>> begin Material for this task

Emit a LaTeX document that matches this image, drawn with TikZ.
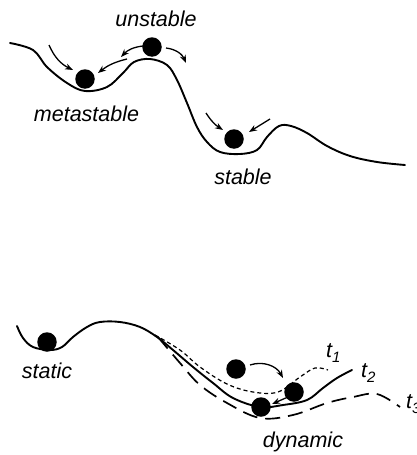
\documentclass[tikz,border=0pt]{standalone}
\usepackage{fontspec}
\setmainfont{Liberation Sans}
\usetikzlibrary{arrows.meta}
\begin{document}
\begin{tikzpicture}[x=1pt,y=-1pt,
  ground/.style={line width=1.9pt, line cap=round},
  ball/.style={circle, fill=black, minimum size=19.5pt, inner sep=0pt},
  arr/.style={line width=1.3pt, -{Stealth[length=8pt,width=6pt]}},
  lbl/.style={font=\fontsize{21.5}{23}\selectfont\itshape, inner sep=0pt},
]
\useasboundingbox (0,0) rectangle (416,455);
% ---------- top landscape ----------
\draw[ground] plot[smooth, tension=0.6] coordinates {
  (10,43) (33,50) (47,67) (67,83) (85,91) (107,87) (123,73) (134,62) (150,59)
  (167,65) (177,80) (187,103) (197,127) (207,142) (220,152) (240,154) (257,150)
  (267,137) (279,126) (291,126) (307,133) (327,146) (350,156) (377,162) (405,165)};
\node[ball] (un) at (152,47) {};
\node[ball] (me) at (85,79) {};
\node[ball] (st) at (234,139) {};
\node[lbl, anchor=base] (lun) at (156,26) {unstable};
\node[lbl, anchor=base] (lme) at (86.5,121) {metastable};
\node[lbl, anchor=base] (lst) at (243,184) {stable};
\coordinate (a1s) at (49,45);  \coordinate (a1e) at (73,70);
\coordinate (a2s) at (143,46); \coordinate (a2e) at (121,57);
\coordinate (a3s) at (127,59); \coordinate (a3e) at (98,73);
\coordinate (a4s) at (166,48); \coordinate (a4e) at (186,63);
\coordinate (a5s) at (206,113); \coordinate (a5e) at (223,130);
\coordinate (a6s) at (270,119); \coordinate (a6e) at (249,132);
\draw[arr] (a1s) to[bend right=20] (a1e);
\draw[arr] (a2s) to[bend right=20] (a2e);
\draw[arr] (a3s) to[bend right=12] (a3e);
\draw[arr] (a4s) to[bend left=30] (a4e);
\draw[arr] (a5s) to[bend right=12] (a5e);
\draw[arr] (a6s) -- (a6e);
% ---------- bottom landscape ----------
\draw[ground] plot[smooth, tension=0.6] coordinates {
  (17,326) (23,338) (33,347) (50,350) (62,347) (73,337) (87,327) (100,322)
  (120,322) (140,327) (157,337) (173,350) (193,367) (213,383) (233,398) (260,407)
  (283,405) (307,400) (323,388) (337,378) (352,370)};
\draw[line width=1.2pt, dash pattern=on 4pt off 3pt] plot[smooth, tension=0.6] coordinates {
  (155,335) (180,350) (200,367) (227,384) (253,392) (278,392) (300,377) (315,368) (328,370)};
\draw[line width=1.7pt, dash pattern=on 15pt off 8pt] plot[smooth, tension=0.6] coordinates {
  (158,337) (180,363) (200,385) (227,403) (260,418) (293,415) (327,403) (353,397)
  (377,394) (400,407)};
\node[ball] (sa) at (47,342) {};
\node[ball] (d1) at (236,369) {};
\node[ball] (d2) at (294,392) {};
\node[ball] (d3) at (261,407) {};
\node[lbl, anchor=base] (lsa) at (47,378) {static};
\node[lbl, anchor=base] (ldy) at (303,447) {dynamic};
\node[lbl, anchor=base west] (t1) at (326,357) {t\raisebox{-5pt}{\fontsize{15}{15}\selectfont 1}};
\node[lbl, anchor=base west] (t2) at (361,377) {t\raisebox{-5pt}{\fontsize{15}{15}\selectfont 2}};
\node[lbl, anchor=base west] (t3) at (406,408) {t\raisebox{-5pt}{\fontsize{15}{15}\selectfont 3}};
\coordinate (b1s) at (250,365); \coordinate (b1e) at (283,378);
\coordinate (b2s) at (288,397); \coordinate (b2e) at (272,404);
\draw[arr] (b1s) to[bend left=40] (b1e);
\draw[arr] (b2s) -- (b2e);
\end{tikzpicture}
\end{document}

>> end Material for this task
>> begin Material for this task

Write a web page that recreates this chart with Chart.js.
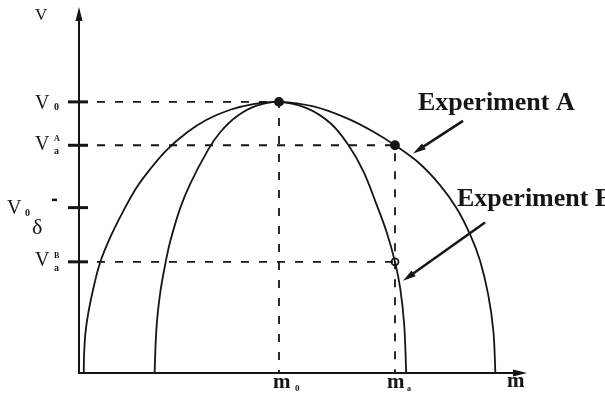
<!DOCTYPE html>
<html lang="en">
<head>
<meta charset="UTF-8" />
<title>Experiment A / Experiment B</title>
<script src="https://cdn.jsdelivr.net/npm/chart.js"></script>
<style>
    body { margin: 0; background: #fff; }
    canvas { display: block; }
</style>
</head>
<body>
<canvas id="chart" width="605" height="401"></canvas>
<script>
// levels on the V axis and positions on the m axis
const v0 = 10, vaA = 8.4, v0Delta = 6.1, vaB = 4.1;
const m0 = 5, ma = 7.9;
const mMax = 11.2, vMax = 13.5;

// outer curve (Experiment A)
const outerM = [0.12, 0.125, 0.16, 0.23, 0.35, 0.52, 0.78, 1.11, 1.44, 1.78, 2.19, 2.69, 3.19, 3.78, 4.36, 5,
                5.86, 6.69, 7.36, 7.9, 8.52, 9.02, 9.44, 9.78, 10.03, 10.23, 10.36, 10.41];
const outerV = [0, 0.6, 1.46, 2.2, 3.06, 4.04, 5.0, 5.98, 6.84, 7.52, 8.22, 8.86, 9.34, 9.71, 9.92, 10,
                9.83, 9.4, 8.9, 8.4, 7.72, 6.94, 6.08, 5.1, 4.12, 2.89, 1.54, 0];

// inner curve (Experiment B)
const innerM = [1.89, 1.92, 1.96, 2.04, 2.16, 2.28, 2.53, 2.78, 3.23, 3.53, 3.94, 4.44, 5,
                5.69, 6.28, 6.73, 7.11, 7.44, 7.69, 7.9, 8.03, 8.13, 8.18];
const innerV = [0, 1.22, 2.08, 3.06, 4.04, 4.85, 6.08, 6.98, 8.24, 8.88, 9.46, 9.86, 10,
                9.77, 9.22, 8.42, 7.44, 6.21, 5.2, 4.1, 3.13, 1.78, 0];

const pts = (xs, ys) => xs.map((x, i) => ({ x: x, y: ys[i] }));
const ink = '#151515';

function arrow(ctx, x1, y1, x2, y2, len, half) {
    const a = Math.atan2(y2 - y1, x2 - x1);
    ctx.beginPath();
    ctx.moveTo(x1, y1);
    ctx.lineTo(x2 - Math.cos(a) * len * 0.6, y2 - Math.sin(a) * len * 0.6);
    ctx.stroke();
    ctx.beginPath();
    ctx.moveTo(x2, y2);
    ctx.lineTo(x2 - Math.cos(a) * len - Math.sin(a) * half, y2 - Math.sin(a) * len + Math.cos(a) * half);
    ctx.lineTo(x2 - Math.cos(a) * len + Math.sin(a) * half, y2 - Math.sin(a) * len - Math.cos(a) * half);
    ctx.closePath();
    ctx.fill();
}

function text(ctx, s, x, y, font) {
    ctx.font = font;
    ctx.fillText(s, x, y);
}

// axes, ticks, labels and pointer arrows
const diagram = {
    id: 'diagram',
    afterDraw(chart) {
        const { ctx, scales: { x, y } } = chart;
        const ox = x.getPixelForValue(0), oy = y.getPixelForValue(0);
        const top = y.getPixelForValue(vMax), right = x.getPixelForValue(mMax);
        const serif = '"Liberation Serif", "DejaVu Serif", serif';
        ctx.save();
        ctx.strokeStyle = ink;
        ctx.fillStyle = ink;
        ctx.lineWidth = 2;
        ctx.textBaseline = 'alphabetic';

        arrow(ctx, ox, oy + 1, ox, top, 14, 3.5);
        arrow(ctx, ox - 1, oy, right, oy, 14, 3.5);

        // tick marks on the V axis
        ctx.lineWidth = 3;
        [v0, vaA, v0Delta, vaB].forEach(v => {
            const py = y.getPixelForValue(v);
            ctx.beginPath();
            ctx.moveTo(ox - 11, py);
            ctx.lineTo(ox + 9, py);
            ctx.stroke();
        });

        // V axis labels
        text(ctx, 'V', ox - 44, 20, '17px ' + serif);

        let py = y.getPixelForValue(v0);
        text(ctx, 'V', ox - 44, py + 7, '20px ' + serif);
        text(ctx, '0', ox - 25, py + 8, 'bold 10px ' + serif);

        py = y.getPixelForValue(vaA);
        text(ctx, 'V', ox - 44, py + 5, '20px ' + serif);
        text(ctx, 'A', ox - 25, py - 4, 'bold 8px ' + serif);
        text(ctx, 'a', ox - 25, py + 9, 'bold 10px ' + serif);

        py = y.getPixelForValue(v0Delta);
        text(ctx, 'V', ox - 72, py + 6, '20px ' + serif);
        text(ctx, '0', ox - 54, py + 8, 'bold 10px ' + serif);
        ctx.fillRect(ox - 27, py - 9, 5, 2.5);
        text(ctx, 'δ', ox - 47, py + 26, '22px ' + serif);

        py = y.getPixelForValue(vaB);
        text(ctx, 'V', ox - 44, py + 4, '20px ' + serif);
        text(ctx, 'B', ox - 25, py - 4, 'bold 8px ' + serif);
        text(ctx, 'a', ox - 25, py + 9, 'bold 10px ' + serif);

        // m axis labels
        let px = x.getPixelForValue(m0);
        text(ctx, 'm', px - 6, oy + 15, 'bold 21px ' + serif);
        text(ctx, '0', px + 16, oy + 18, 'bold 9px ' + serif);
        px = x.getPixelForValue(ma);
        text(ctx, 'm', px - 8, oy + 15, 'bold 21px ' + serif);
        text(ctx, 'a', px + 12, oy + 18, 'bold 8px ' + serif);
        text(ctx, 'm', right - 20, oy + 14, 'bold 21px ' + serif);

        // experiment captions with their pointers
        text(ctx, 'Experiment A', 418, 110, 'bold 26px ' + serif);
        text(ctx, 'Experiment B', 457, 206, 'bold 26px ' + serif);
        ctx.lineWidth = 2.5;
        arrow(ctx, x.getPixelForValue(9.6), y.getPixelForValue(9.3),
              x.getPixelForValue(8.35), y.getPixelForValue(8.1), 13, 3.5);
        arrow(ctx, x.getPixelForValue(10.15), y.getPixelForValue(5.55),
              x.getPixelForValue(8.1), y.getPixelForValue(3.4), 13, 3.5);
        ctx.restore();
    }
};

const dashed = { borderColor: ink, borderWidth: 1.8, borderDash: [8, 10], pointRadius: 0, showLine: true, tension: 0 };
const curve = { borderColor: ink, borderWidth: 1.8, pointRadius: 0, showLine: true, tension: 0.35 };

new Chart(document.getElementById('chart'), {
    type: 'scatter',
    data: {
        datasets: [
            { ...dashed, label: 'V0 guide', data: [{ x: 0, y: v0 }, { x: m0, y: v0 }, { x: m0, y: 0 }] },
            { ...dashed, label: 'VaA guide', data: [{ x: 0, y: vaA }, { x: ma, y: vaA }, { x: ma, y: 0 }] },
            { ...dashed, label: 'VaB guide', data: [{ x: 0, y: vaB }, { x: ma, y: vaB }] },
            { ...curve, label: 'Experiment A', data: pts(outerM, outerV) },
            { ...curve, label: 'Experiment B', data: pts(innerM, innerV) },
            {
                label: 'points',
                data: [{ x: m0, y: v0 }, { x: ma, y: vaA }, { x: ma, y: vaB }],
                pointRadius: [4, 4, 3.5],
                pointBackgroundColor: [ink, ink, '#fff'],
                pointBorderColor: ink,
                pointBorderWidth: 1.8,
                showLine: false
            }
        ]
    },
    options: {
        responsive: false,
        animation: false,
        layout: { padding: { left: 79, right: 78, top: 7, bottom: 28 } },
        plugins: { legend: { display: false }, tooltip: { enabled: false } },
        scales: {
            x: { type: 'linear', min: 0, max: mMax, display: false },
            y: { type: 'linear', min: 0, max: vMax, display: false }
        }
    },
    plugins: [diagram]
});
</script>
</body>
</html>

>> end Material for this task

■ What is required ■
Look over the listing above. Pick out and copy every line that includes "with".

■ Answer to the exercise ■
Emit a LaTeX document that matches this image, drawn with TikZ.
Write a web page that recreates this chart with Chart.js.
        // experiment captions with their pointers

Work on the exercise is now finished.